Around 1787 Robbie Burns met with members of the Caledonia Hunt Club, having befriended a number of members around Edinburgh. Burns dedicated the first Edinburgh Edition of his Poems to the Hunt. To return the favour the treasurer of the Caledonia Hunt Club was instructed to "subscribe for one hundred copies in their name, for which he should pay Mr Burns £25, upon the publication of his book." By 1792 Burns was himself a member of the Caledonia Hunt Club, however his name does not appear the official published list of members or honorary members. A portrait of Robbie Burns was given to the club by the famous engraver William Walker. The print is now property of the British museum.

==Royal patronage==
In 1822 as part of his visit to Edinburgh King George IV attended the Caledonian Hunt Club's annual ball. He was so struck with the meeting that he agreed to be the patron of the club, permitting them to use the title 'Royal'. Nathaniel Gow provided the music for the event, but refused to charge the club, having been so pleased by the response of the King to his music.

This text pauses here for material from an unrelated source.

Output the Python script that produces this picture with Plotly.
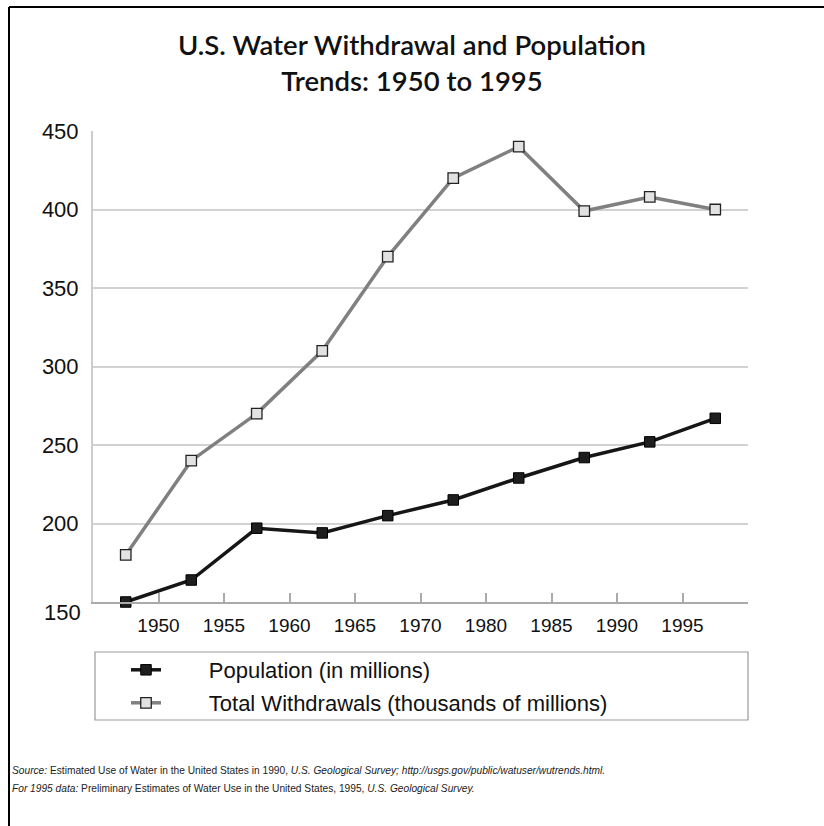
import plotly.graph_objects as go

# U.S. water withdrawal and population series
x_labels = ["1950", "1955", "1960", "1965", "1970", "1980", "1985", "1990", "1995"]
population = [150, 164, 197, 194, 205, 215, 229, 242, 252, 267]
withdrawals = [180, 240, 270, 310, 370, 420, 440, 399, 408, 400]
y_ticks = [200, 250, 300, 350, 400, 450]
series_names = ["Population (in millions)", "Total Withdrawals (thousands of millions)"]

W, H = 824, 826
L, R, T, B = 93, 76, 131, 224
PW, PH = W - L - R, H - T - B


def px(xp):
    return (xp - L) / PW


def py(yp):
    return (H - B - yp) / PH


positions = list(range(len(population)))
tick_pos = [i + 0.5 for i in positions]
tick_txt = x_labels + [""]

# legend labels sit well to the right of their short key lines
pad = "\u00a0" * 7

fig = go.Figure()
fig.add_trace(go.Scatter(
    x=positions, y=population, mode="lines+markers",
    name=pad + series_names[0],
    line=dict(color="#161616", width=3.5),
    marker=dict(symbol="square", size=10.5, color="#1e1e1e",
                line=dict(color="#000000", width=1)),
    cliponaxis=False, legend="legend",
))
fig.add_trace(go.Scatter(
    x=positions, y=withdrawals, mode="lines+markers",
    name=pad + series_names[1],
    line=dict(color="#808080", width=3.5),
    marker=dict(symbol="square", size=10.5, color="#e2e2e2",
                line=dict(color="#222222", width=1.3)),
    cliponaxis=False, legend="legend2",
))

axis_font = dict(family="Liberation Sans, Arial, sans-serif", color="#111111")

fig.update_layout(
    width=W, height=H,
    margin=dict(l=L, r=R, t=T, b=B),
    paper_bgcolor="white", plot_bgcolor="white",
    showlegend=True,
    xaxis=dict(
        range=[-0.5, len(population) - 0.5],
        tickmode="array", tickvals=tick_pos, ticktext=tick_txt,
        ticks="inside", ticklen=9, tickwidth=1.5, tickcolor="#aaaaaa",
        showline=True, linecolor="#aaaaaa", linewidth=1.5,
        showgrid=False, zeroline=False,
        tickfont=dict(size=19, **axis_font), ticklabelstandoff=5,
    ),
    yaxis=dict(
        range=[150, 450],
        tickmode="array", tickvals=y_ticks,
        showgrid=True, gridcolor="#d2d2d2", gridwidth=2,
        showline=True, linecolor="#cccccc", linewidth=2,
        zeroline=False, ticks="",
        tickfont=dict(size=22, **axis_font), ticklabelstandoff=8,
    ),
    legend=dict(
        x=px(126), y=py(670), xanchor="left", yanchor="middle",
        bgcolor="rgba(0,0,0,0)", borderwidth=0,
        font=dict(size=22, **axis_font),
    ),
    legend2=dict(
        x=px(126), y=py(703), xanchor="left", yanchor="middle",
        bgcolor="rgba(0,0,0,0)", borderwidth=0,
        font=dict(size=22, **axis_font),
    ),
)

# page frame (top and left rules)
fig.add_shape(type="line", xref="paper", yref="paper",
              x0=px(9), x1=px(824), y0=py(7), y1=py(7),
              line=dict(color="#000000", width=2))
fig.add_shape(type="line", xref="paper", yref="paper",
              x0=px(9), x1=px(9), y0=py(7), y1=py(826),
              line=dict(color="#000000", width=2))
# legend box
fig.add_shape(type="rect", xref="paper", yref="paper",
              x0=px(95), x1=px(748), y0=py(720), y1=py(652),
              line=dict(color="#999999", width=1.2))

# title
fig.add_annotation(
    xref="paper", yref="paper", x=px(412), y=py(62),
    xanchor="center", yanchor="middle", showarrow=False,
    text="U.S. Water Withdrawal and Population<br>Trends: 1950 to 1995",
    font=dict(family="Lato, sans-serif", size=27.5, weight=600, color="#111111"),
)

# lowest y tick label, set below its rule
fig.add_annotation(
    xref="paper", yref="paper", x=px(83), y=py(612),
    xanchor="right", yanchor="middle", showarrow=False,
    text="150", font=dict(size=22, **axis_font),
)

# source notes
src_font = dict(family="Liberation Sans, Arial, sans-serif", size=10.2, color="#222222")
fig.add_annotation(
    xref="paper", yref="paper", x=px(10), y=py(770),
    xanchor="left", yanchor="middle", showarrow=False, align="left",
    text="<i>Source:</i> Estimated Use of Water in the United States in 1990, "
         "<i>U.S. Geological Survey; http://usgs.gov/public/watuser/wutrends.html.</i>",
    font=src_font,
)
fig.add_annotation(
    xref="paper", yref="paper", x=px(10), y=py(788),
    xanchor="left", yanchor="middle", showarrow=False, align="left",
    text="<i>For 1995 data:</i> Preliminary Estimates of Water Use in the United States, 1995, "
         "<i>U.S. Geological Survey.</i>",
    font=src_font,
)

fig.write_html("out.html")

Since the patronage of 1822, several other monarchs and royals have been involved with the club, including William IV, Queen Victoria and Prince Albert, and Edward VII.

==Inspired art==
In addition to Robbie Burns, the Royal Caledonia Hunt Club seems to have inspired the works of other artists. For example, The Caledonian Hunt, by Sir Alexander Don in 1780 and the Royal Caledonian Hunt's Delight, written by Mr James Miller in 1792 (later given words by Robbie Burns); and North's (Milles Macphail) Farewell to the Caledonian Hunt published as part of the Gow collection.

==Present activities==
The club continues to meet. Their AGM and annual dinner is hosted at The New Club in Edinburgh. The current patron of the club is Prince Edward, Duke of Kent.